## Aim
Reproduce the data below in full and exclude every picture.

(Code that draws figures)
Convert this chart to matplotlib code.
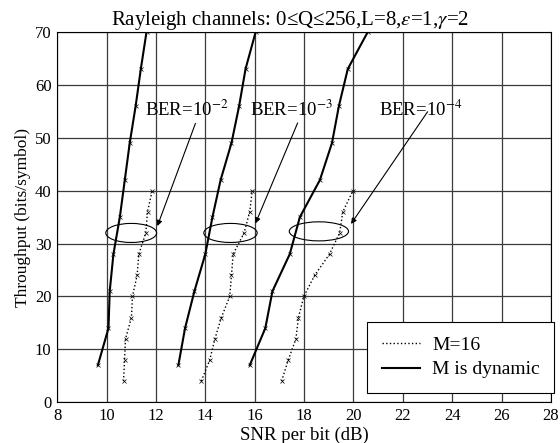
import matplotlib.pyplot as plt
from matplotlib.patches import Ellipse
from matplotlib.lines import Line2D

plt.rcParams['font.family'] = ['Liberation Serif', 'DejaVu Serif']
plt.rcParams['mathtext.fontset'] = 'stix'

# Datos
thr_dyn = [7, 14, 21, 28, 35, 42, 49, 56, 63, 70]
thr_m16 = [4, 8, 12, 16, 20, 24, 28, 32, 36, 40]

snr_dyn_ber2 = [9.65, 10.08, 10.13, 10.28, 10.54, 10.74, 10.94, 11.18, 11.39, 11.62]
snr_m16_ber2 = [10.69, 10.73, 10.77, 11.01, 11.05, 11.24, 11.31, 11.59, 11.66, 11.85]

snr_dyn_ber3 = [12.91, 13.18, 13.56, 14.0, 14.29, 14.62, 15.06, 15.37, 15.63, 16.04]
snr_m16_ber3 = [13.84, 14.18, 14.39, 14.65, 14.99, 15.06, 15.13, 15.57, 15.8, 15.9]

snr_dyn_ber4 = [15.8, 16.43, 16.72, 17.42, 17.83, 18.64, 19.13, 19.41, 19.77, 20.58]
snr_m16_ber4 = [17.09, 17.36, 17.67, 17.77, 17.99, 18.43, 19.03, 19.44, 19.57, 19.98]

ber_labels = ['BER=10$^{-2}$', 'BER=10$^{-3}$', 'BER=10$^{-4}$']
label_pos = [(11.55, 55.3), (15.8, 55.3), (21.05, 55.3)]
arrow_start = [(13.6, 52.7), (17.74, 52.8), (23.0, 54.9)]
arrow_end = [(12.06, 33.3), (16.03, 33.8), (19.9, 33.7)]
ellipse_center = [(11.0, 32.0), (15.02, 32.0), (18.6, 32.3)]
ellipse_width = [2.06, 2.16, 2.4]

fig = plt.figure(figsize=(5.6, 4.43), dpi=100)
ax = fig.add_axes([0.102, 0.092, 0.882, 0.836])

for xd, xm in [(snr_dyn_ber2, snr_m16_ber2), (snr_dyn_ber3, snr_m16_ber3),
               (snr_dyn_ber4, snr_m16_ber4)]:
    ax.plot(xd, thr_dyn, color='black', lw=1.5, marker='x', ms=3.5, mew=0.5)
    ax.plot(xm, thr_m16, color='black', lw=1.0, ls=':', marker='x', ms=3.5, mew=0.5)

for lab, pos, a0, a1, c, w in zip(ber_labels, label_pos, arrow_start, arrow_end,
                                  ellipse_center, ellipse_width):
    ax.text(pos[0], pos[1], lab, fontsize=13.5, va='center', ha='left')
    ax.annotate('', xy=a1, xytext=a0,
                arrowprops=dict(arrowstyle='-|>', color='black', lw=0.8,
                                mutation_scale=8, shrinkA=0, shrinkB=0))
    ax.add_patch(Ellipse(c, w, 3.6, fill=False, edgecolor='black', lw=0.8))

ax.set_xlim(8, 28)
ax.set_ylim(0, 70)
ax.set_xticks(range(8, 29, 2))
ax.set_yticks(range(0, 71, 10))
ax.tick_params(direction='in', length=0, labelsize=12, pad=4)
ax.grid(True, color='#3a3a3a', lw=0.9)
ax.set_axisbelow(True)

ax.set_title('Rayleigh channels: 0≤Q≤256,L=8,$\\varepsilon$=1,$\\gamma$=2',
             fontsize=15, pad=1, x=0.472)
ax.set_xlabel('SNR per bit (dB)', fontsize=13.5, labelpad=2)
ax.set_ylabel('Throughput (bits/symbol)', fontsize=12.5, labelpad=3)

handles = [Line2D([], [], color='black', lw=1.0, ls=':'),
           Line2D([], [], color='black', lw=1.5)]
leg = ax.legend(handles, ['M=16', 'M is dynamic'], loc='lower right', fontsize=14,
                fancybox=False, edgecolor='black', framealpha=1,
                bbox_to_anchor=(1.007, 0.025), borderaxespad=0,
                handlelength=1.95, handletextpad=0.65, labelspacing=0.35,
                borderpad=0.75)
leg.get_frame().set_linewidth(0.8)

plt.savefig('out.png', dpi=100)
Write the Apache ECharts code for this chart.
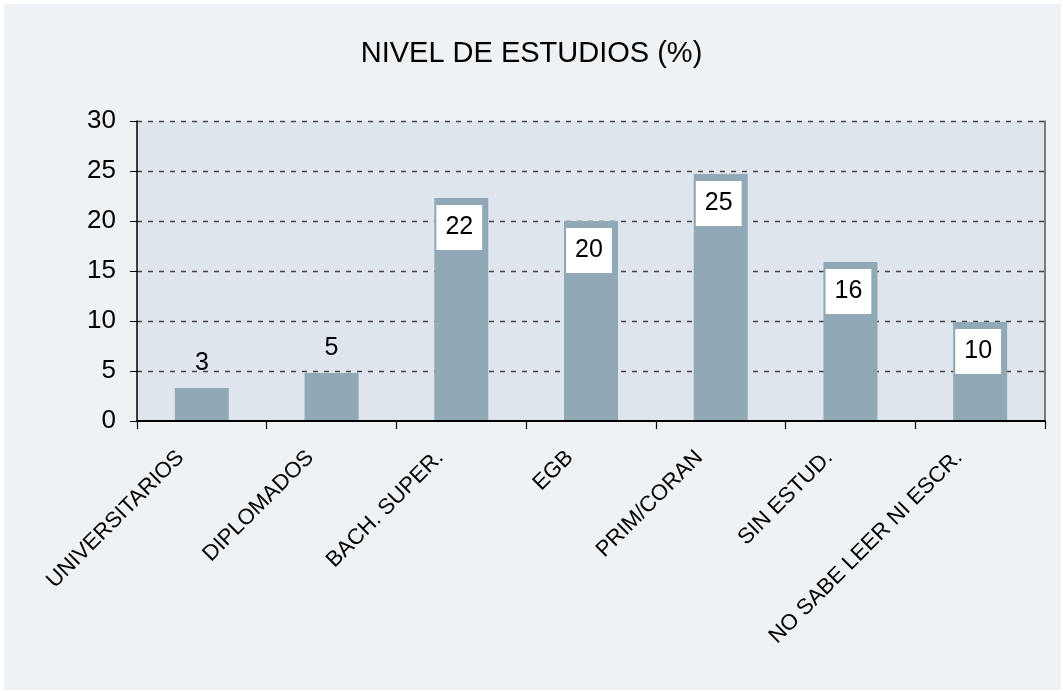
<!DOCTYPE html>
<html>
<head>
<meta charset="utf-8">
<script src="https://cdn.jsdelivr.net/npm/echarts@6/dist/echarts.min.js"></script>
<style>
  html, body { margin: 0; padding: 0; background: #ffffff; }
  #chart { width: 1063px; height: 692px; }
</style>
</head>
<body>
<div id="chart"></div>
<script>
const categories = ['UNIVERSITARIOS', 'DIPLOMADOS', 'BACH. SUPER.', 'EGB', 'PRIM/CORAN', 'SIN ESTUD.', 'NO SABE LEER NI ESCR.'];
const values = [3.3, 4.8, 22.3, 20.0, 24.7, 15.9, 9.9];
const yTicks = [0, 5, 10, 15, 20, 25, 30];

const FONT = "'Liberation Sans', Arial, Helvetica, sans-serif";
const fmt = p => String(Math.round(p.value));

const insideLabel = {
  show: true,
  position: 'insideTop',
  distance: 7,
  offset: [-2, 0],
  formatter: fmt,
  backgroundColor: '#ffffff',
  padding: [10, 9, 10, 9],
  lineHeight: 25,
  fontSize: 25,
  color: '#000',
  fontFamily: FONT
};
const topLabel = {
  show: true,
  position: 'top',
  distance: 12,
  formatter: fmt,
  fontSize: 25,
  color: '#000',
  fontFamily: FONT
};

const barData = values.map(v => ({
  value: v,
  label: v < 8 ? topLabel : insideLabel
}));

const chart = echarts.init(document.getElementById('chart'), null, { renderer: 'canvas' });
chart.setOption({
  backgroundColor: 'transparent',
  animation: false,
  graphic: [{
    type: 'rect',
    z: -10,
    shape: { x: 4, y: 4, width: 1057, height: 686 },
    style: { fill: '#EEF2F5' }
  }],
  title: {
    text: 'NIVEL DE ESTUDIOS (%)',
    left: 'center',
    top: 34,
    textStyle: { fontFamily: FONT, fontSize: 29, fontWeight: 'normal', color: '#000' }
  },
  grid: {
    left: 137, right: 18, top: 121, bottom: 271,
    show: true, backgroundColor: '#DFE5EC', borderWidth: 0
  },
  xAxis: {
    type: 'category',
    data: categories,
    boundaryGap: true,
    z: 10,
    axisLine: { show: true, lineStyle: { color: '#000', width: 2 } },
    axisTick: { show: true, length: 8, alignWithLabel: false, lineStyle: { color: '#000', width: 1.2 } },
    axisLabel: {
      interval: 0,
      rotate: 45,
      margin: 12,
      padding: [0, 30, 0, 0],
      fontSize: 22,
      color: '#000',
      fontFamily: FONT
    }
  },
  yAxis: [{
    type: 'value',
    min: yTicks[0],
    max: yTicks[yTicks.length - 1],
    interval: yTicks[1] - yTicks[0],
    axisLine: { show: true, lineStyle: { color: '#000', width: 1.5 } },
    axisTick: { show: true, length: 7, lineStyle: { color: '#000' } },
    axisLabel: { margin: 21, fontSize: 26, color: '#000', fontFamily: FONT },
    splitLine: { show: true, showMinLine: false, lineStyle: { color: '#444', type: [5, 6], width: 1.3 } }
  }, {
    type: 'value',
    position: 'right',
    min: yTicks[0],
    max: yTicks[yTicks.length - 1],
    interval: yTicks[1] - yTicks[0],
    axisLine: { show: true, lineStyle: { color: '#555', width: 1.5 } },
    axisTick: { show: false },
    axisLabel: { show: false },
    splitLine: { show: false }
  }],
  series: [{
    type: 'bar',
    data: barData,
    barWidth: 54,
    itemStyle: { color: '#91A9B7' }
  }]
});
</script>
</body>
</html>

## Exercise answer
Convert this chart to matplotlib code.
import matplotlib.pyplot as plt
from matplotlib.patches import Ellipse
from matplotlib.lines import Line2D

plt.rcParams['font.family'] = ['Liberation Serif', 'DejaVu Serif']
plt.rcParams['mathtext.fontset'] = 'stix'

# Datos
thr_dyn = [7, 14, 21, 28, 35, 42, 49, 56, 63, 70]
thr_m16 = [4, 8, 12, 16, 20, 24, 28, 32, 36, 40]

snr_dyn_ber2 = [9.65, 10.08, 10.13, 10.28, 10.54, 10.74, 10.94, 11.18, 11.39, 11.62]
snr_m16_ber2 = [10.69, 10.73, 10.77, 11.01, 11.05, 11.24, 11.31, 11.59, 11.66, 11.85]

snr_dyn_ber3 = [12.91, 13.18, 13.56, 14.0, 14.29, 14.62, 15.06, 15.37, 15.63, 16.04]
snr_m16_ber3 = [13.84, 14.18, 14.39, 14.65, 14.99, 15.06, 15.13, 15.57, 15.8, 15.9]

snr_dyn_ber4 = [15.8, 16.43, 16.72, 17.42, 17.83, 18.64, 19.13, 19.41, 19.77, 20.58]
snr_m16_ber4 = [17.09, 17.36, 17.67, 17.77, 17.99, 18.43, 19.03, 19.44, 19.57, 19.98]

ber_labels = ['BER=10$^{-2}$', 'BER=10$^{-3}$', 'BER=10$^{-4}$']
label_pos = [(11.55, 55.3), (15.8, 55.3), (21.05, 55.3)]
arrow_start = [(13.6, 52.7), (17.74, 52.8), (23.0, 54.9)]
arrow_end = [(12.06, 33.3), (16.03, 33.8), (19.9, 33.7)]
ellipse_center = [(11.0, 32.0), (15.02, 32.0), (18.6, 32.3)]
ellipse_width = [2.06, 2.16, 2.4]

fig = plt.figure(figsize=(5.6, 4.43), dpi=100)
ax = fig.add_axes([0.102, 0.092, 0.882, 0.836])

for xd, xm in [(snr_dyn_ber2, snr_m16_ber2), (snr_dyn_ber3, snr_m16_ber3),
               (snr_dyn_ber4, snr_m16_ber4)]:
    ax.plot(xd, thr_dyn, color='black', lw=1.5, marker='x', ms=3.5, mew=0.5)
    ax.plot(xm, thr_m16, color='black', lw=1.0, ls=':', marker='x', ms=3.5, mew=0.5)

for lab, pos, a0, a1, c, w in zip(ber_labels, label_pos, arrow_start, arrow_end,
                                  ellipse_center, ellipse_width):
    ax.text(pos[0], pos[1], lab, fontsize=13.5, va='center', ha='left')
    ax.annotate('', xy=a1, xytext=a0,
                arrowprops=dict(arrowstyle='-|>', color='black', lw=0.8,
                                mutation_scale=8, shrinkA=0, shrinkB=0))
    ax.add_patch(Ellipse(c, w, 3.6, fill=False, edgecolor='black', lw=0.8))

ax.set_xlim(8, 28)
ax.set_ylim(0, 70)
ax.set_xticks(range(8, 29, 2))
ax.set_yticks(range(0, 71, 10))
ax.tick_params(direction='in', length=0, labelsize=12, pad=4)
ax.grid(True, color='#3a3a3a', lw=0.9)
ax.set_axisbelow(True)

ax.set_title('Rayleigh channels: 0≤Q≤256,L=8,$\\varepsilon$=1,$\\gamma$=2',
             fontsize=15, pad=1, x=0.472)
ax.set_xlabel('SNR per bit (dB)', fontsize=13.5, labelpad=2)
ax.set_ylabel('Throughput (bits/symbol)', fontsize=12.5, labelpad=3)

handles = [Line2D([], [], color='black', lw=1.0, ls=':'),
           Line2D([], [], color='black', lw=1.5)]
leg = ax.legend(handles, ['M=16', 'M is dynamic'], loc='lower right', fontsize=14,
                fancybox=False, edgecolor='black', framealpha=1,
                bbox_to_anchor=(1.007, 0.025), borderaxespad=0,
                handlelength=1.95, handletextpad=0.65, labelspacing=0.35,
                borderpad=0.75)
leg.get_frame().set_linewidth(0.8)

plt.savefig('out.png', dpi=100)
Write the Apache ECharts code for this chart.
<!DOCTYPE html>
<html>
<head>
<meta charset="utf-8">
<script src="https://cdn.jsdelivr.net/npm/echarts@6/dist/echarts.min.js"></script>
<style>
  html, body { margin: 0; padding: 0; background: #ffffff; }
  #chart { width: 1063px; height: 692px; }
</style>
</head>
<body>
<div id="chart"></div>
<script>
const categories = ['UNIVERSITARIOS', 'DIPLOMADOS', 'BACH. SUPER.', 'EGB', 'PRIM/CORAN', 'SIN ESTUD.', 'NO SABE LEER NI ESCR.'];
const values = [3.3, 4.8, 22.3, 20.0, 24.7, 15.9, 9.9];
const yTicks = [0, 5, 10, 15, 20, 25, 30];

const FONT = "'Liberation Sans', Arial, Helvetica, sans-serif";
const fmt = p => String(Math.round(p.value));

const insideLabel = {
  show: true,
  position: 'insideTop',
  distance: 7,
  offset: [-2, 0],
  formatter: fmt,
  backgroundColor: '#ffffff',
  padding: [10, 9, 10, 9],
  lineHeight: 25,
  fontSize: 25,
  color: '#000',
  fontFamily: FONT
};
const topLabel = {
  show: true,
  position: 'top',
  distance: 12,
  formatter: fmt,
  fontSize: 25,
  color: '#000',
  fontFamily: FONT
};

const barData = values.map(v => ({
  value: v,
  label: v < 8 ? topLabel : insideLabel
}));

const chart = echarts.init(document.getElementById('chart'), null, { renderer: 'canvas' });
chart.setOption({
  backgroundColor: 'transparent',
  animation: false,
  graphic: [{
    type: 'rect',
    z: -10,
    shape: { x: 4, y: 4, width: 1057, height: 686 },
    style: { fill: '#EEF2F5' }
  }],
  title: {
    text: 'NIVEL DE ESTUDIOS (%)',
    left: 'center',
    top: 34,
    textStyle: { fontFamily: FONT, fontSize: 29, fontWeight: 'normal', color: '#000' }
  },
  grid: {
    left: 137, right: 18, top: 121, bottom: 271,
    show: true, backgroundColor: '#DFE5EC', borderWidth: 0
  },
  xAxis: {
    type: 'category',
    data: categories,
    boundaryGap: true,
    z: 10,
    axisLine: { show: true, lineStyle: { color: '#000', width: 2 } },
    axisTick: { show: true, length: 8, alignWithLabel: false, lineStyle: { color: '#000', width: 1.2 } },
    axisLabel: {
      interval: 0,
      rotate: 45,
      margin: 12,
      padding: [0, 30, 0, 0],
      fontSize: 22,
      color: '#000',
      fontFamily: FONT
    }
  },
  yAxis: [{
    type: 'value',
    min: yTicks[0],
    max: yTicks[yTicks.length - 1],
    interval: yTicks[1] - yTicks[0],
    axisLine: { show: true, lineStyle: { color: '#000', width: 1.5 } },
    axisTick: { show: true, length: 7, lineStyle: { color: '#000' } },
    axisLabel: { margin: 21, fontSize: 26, color: '#000', fontFamily: FONT },
    splitLine: { show: true, showMinLine: false, lineStyle: { color: '#444', type: [5, 6], width: 1.3 } }
  }, {
    type: 'value',
    position: 'right',
    min: yTicks[0],
    max: yTicks[yTicks.length - 1],
    interval: yTicks[1] - yTicks[0],
    axisLine: { show: true, lineStyle: { color: '#555', width: 1.5 } },
    axisTick: { show: false },
    axisLabel: { show: false },
    splitLine: { show: false }
  }],
  series: [{
    type: 'bar',
    data: barData,
    barWidth: 54,
    itemStyle: { color: '#91A9B7' }
  }]
});
</script>
</body>
</html>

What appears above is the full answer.